Data listing

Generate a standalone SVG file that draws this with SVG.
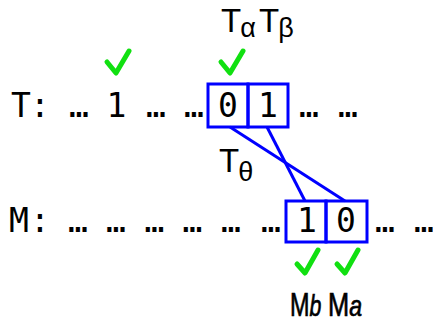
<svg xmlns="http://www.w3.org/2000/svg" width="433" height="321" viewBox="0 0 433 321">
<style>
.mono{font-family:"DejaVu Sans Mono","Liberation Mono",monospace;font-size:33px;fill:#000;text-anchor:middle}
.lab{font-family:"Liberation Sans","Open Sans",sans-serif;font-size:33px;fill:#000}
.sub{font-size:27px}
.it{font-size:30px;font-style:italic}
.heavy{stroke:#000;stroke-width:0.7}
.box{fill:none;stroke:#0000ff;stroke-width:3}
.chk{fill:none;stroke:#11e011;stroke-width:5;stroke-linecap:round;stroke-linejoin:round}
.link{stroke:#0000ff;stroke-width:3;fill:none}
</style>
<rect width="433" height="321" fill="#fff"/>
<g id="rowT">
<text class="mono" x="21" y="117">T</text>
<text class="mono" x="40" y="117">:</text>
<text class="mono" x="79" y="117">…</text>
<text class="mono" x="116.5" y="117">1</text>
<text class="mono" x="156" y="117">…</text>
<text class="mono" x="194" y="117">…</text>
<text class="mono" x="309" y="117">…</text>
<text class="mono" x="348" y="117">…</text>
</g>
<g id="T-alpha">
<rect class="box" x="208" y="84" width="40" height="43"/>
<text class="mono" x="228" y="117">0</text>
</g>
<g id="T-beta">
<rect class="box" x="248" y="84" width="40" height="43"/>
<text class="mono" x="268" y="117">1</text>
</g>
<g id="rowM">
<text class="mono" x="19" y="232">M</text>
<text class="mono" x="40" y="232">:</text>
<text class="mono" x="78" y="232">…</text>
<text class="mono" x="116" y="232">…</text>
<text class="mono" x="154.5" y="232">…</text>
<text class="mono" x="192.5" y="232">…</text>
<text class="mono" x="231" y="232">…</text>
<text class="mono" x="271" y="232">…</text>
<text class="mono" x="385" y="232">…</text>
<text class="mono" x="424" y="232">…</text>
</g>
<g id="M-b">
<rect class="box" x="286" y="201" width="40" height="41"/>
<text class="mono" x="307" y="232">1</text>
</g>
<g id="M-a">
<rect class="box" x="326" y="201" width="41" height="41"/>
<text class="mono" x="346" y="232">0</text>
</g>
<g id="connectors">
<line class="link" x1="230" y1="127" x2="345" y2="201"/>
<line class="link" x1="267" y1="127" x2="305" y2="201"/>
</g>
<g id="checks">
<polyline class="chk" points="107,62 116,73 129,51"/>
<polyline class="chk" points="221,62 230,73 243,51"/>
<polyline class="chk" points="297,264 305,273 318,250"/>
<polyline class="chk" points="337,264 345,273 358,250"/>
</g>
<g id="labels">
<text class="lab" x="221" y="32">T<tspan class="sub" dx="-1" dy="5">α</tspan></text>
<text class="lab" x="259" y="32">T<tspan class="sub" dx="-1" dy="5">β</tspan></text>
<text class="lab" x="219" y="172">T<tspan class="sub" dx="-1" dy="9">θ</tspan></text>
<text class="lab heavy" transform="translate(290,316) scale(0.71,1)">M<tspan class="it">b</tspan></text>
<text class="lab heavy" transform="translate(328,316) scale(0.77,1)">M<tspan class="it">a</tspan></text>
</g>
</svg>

---

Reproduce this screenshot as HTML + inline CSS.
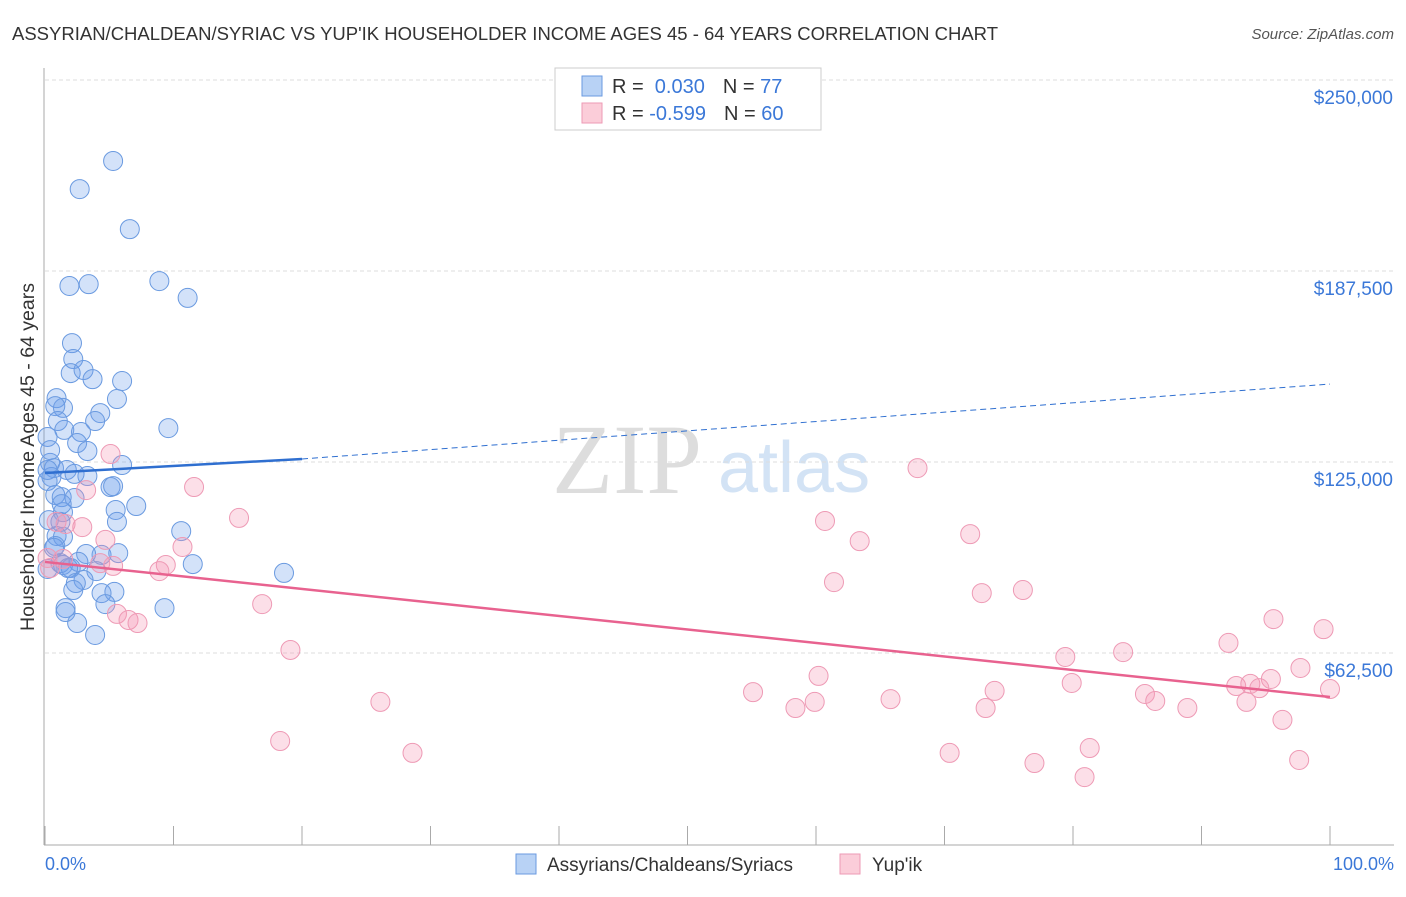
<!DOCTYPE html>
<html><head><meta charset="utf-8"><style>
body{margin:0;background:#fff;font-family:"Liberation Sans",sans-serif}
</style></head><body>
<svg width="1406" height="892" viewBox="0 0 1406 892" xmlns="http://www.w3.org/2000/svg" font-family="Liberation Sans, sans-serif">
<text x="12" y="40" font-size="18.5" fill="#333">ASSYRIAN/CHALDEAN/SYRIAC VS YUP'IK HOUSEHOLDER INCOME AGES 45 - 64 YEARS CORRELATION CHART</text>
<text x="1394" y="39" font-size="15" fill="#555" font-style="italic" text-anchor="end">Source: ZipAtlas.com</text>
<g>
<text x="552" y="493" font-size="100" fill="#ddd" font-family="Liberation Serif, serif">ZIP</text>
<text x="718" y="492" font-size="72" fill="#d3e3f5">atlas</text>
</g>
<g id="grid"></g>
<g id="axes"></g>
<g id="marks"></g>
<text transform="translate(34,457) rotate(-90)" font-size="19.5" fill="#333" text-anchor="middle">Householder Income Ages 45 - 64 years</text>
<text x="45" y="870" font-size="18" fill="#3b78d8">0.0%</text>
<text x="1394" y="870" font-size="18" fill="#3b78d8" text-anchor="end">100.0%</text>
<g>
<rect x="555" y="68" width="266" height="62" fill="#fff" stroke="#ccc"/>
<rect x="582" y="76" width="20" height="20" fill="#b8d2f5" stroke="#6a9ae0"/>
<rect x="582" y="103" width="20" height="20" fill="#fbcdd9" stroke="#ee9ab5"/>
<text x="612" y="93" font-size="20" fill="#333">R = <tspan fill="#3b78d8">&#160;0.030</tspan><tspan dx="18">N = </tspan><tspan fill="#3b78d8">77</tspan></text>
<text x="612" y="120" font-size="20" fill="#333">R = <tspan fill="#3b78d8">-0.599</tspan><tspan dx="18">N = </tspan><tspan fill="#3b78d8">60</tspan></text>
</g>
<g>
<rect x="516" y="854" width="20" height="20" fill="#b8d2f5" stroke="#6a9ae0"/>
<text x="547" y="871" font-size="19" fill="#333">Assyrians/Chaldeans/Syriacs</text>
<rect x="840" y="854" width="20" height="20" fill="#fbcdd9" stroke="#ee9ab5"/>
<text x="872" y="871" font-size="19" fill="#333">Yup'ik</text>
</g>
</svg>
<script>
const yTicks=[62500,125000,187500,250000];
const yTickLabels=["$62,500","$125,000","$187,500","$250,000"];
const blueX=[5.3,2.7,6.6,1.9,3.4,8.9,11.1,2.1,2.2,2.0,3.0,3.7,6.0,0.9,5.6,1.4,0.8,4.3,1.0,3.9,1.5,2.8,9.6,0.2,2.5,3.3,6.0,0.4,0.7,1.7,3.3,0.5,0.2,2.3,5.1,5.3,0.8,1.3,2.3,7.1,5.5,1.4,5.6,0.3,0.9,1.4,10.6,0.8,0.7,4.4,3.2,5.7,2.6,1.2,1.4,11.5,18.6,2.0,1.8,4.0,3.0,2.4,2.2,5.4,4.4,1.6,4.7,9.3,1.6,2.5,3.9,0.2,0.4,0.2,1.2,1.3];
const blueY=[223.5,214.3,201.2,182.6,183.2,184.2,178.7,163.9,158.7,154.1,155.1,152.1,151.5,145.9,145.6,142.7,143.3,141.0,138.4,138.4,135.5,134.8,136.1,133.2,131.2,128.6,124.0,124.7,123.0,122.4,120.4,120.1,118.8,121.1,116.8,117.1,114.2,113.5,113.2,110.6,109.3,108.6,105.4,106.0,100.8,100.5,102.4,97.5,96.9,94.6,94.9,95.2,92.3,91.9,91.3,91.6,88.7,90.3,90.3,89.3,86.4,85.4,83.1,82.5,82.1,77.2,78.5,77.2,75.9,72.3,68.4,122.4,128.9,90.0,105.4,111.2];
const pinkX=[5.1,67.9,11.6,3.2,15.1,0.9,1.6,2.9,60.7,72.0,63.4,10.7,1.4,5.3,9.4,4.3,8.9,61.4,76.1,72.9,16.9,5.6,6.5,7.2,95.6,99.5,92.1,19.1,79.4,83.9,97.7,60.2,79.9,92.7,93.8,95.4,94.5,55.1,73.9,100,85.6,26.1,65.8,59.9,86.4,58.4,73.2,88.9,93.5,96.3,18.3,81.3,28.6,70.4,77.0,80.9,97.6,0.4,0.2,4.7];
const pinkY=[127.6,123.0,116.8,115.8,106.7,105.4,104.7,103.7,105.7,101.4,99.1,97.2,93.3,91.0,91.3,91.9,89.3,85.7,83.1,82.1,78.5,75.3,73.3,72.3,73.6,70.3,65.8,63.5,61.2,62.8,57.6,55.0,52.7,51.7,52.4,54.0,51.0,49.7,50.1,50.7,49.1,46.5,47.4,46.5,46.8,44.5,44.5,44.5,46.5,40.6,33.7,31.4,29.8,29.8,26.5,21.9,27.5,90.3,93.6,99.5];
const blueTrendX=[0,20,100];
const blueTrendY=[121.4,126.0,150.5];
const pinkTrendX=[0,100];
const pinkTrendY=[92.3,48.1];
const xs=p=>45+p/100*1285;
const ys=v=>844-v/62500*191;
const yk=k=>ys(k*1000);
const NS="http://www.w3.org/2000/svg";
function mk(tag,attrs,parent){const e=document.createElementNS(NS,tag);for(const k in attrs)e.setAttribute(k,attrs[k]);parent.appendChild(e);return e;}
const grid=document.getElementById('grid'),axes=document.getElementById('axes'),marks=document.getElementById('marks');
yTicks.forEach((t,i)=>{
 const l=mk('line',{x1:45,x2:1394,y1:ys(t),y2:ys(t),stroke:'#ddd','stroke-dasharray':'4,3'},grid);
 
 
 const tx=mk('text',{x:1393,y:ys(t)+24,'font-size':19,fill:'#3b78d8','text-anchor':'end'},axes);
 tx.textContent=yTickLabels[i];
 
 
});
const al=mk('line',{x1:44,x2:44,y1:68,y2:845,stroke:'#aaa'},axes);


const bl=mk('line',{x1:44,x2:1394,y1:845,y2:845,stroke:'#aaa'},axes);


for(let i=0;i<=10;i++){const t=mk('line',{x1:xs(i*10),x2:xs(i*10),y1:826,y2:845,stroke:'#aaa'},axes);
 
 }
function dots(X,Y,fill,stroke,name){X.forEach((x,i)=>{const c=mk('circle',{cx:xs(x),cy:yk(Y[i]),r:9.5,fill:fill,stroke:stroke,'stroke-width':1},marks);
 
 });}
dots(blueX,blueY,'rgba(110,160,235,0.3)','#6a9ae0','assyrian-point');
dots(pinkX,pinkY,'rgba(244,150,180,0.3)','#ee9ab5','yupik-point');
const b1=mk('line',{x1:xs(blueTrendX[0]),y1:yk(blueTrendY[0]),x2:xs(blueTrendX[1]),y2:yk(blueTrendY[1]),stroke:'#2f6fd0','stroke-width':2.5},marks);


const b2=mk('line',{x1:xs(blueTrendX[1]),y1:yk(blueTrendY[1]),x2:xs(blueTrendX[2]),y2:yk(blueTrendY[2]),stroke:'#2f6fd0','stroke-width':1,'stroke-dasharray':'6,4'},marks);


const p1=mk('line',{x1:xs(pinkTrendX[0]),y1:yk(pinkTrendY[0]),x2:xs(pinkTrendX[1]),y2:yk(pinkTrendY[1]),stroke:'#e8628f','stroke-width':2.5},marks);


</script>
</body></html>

◆ **Given exercise**
Pull out all lines from the entries above in which the word "this" appears.

◆ **Solution**
Generate a standalone SVG file that draws this with SVG.
Reproduce this screenshot as HTML + inline CSS.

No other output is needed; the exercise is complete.